• Exercise requirements:
The lines from the top of the material below through the line containing "from bokeh.resources import INLINE" are to be printed exactly, with pictures omitted.

• Dataset excerpt:
━━━━

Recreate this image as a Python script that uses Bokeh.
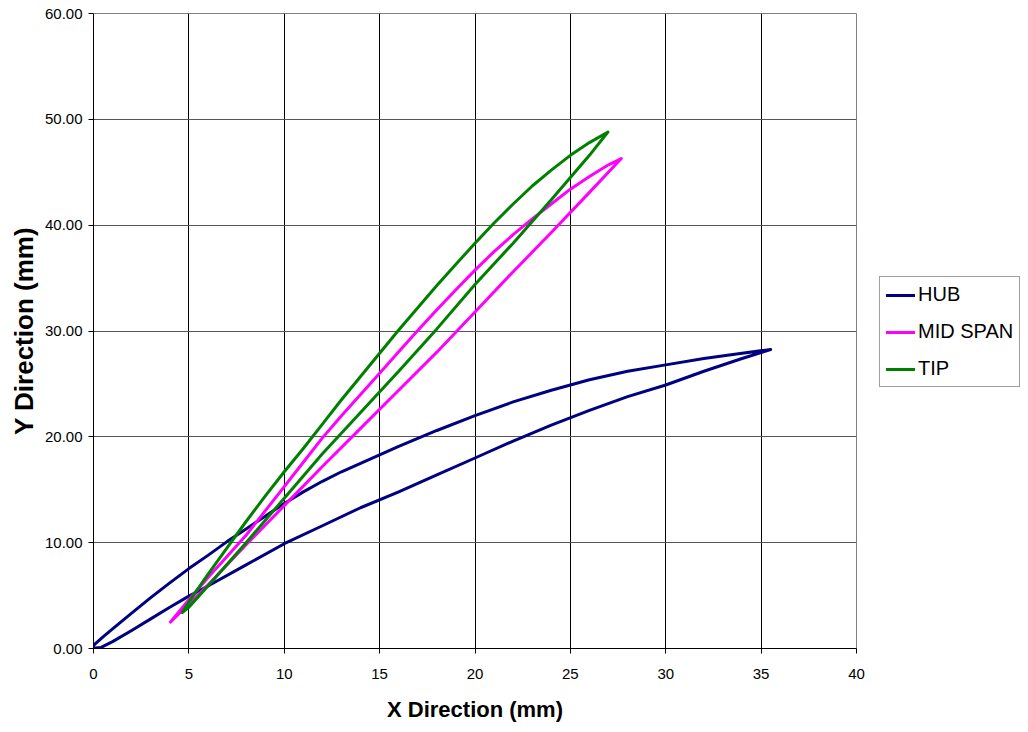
from bokeh.plotting import figure
from bokeh.models import Range1d, FixedTicker, NumeralTickFormatter, Legend, LegendItem
from bokeh.embed import file_html
from bokeh.resources import INLINE

# ---- data (mm) ----
hub_upper_x = [0.0, 0.5, 1, 2, 3, 4, 5, 6, 7, 8, 9, 10, 11, 12, 13, 14, 15, 16, 17, 18, 20, 22, 24, 26, 28, 30, 32, 34, 35.5]
hub_upper_y = [0.3, 1.1, 1.85, 3.35, 4.8, 6.2, 7.55, 8.8, 10.1, 11.3, 12.5, 13.7, 14.8, 15.8, 16.7, 17.5, 18.3, 19.1, 19.85, 20.6, 22.0, 23.3, 24.4, 25.4, 26.2, 26.8, 27.4, 27.9, 28.25]
hub_lower_x = [0.05, 0.4, 1, 2, 3, 4, 5, 6, 8, 10, 12, 14, 16, 18, 20, 22, 24, 26, 28, 30, 32, 34, 35.5]
hub_lower_y = [0.05, 0.1, 0.65, 1.7, 2.8, 3.9, 4.95, 5.9, 7.9, 9.9, 11.6, 13.3, 14.8, 16.4, 18.0, 19.6, 21.1, 22.5, 23.8, 24.9, 26.2, 27.4, 28.25]

mid_upper_x = [4.04, 5, 6, 7, 8, 9, 10, 11, 12, 13, 14, 15, 16, 17, 18, 19, 20, 21, 22, 23, 24, 25, 26, 27, 27.67]
mid_upper_y = [2.5, 4.6, 6.7, 8.7, 10.7, 13.0, 15.3, 17.6, 19.9, 22.0, 24.0, 26.0, 28.05, 30.05, 32.0, 33.9, 35.75, 37.5, 39.1, 40.6, 42.0, 43.4, 44.6, 45.7, 46.3]
mid_lower_x = [4.04, 5, 6, 8, 10, 12, 14, 16, 18, 20, 22, 24, 26, 27.67]
mid_lower_y = [2.5, 4.2, 6.0, 9.8, 13.5, 17.2, 20.8, 24.4, 28.0, 31.8, 35.6, 39.3, 43.1, 46.3]

tip_upper_x = [4.65, 5, 6, 7, 8, 9, 10, 11, 12, 13, 14, 15, 16, 17, 18, 19, 20, 21, 22, 23, 24, 25, 26, 26.97]
tip_upper_y = [3.4, 4.4, 7.0, 9.5, 12.0, 14.4, 16.7, 18.9, 21.2, 23.5, 25.7, 27.9, 30.1, 32.2, 34.3, 36.3, 38.3, 40.2, 42.0, 43.7, 45.2, 46.6, 47.8, 48.8]
tip_lower_x = [4.65, 5, 6, 8, 10, 12, 14, 16, 18, 20, 22, 24, 26, 26.97]
tip_lower_y = [3.4, 3.9, 5.9, 10.0, 14.2, 18.4, 22.3, 26.2, 30.2, 34.4, 38.3, 42.4, 46.6, 48.8]

series_names = ["HUB", "MID SPAN", "TIP"]
series_colors = ["#000080", "#FF00FF", "#008000"]

x_ticks = [0, 5, 10, 15, 20, 25, 30, 35, 40]
y_ticks = [0, 10, 20, 30, 40, 50, 60]


def loop(ux, uy, lx, ly):
    return list(ux) + list(reversed(lx)), list(uy) + list(reversed(ly))


series = [
    loop(hub_upper_x, hub_upper_y, hub_lower_x, hub_lower_y),
    loop(mid_upper_x, mid_upper_y, mid_lower_x, mid_lower_y),
    loop(tip_upper_x, tip_upper_y, tip_lower_x, tip_lower_y),
]

p = figure(frame_width=763, frame_height=635, x_range=Range1d(0, 40), y_range=Range1d(0, 60),
           output_backend="svg", toolbar_location=None,
           min_border_left=93, min_border_right=170, min_border_top=13, min_border_bottom=60)

p.background_fill_color = "white"
p.border_fill_color = "white"
p.outline_line_color = "#808080"
p.outline_line_width = 1

p.xgrid.grid_line_color = "#000000"
p.ygrid.grid_line_color = "#555555"
p.xgrid.ticker = FixedTicker(ticks=x_ticks)
p.ygrid.ticker = FixedTicker(ticks=y_ticks)

p.xaxis.ticker = FixedTicker(ticks=x_ticks)
p.yaxis.ticker = FixedTicker(ticks=y_ticks)
p.yaxis.formatter = NumeralTickFormatter(format="0.00")

for ax in (p.xaxis, p.yaxis):
    ax.axis_line_color = "#000000"
    ax.major_tick_line_color = "#000000"
    ax.minor_tick_line_color = None
    ax.major_tick_in = 0
    ax.major_tick_out = 5
    ax.major_label_text_font = "Liberation Sans"
    ax.major_label_text_font_size = "15px"
    ax.major_label_text_color = "#000000"
    ax.axis_label_text_font = "Liberation Sans"
    ax.axis_label_text_font_style = "bold"
    ax.axis_label_text_color = "#000000"

p.xaxis.axis_label = "X Direction (mm)"
p.yaxis.axis_label = "Y Direction (mm)"
p.xaxis.axis_label_text_font_size = "22px"
p.yaxis.axis_label_text_font_size = "26px"
p.xaxis.major_label_standoff = 15
p.yaxis.major_label_standoff = 6
p.xaxis.axis_label_standoff = 15
p.yaxis.axis_label_standoff = 3

items = []
for (xs, ys), name, col in zip(series, series_names, series_colors):
    r = p.line(xs, ys, line_color=col, line_width=3, line_join="round", line_cap="round")
    items.append(LegendItem(label=name, renderers=[r]))

legend = Legend(items=items, location=(23, 261))
legend.border_line_color = "#404040"
legend.border_line_width = 1
legend.background_fill_color = "white"
legend.background_fill_alpha = 1
legend.label_text_font = "Liberation Sans"
legend.label_text_font_size = "20px"
legend.label_text_color = "#000000"
legend.glyph_width = 29
legend.glyph_height = 20
legend.label_height = 20
legend.label_standoff = 3
legend.spacing = 14
legend.padding = 6
legend.margin = 0
p.add_layout(legend, "right")

open("out.html", "w").write(file_html(p, INLINE))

━━━━

• Response to the task:
Recreate this image as a Python script that uses Bokeh.
from bokeh.plotting import figure
from bokeh.models import Range1d, FixedTicker, NumeralTickFormatter, Legend, LegendItem
from bokeh.embed import file_html
from bokeh.resources import INLINE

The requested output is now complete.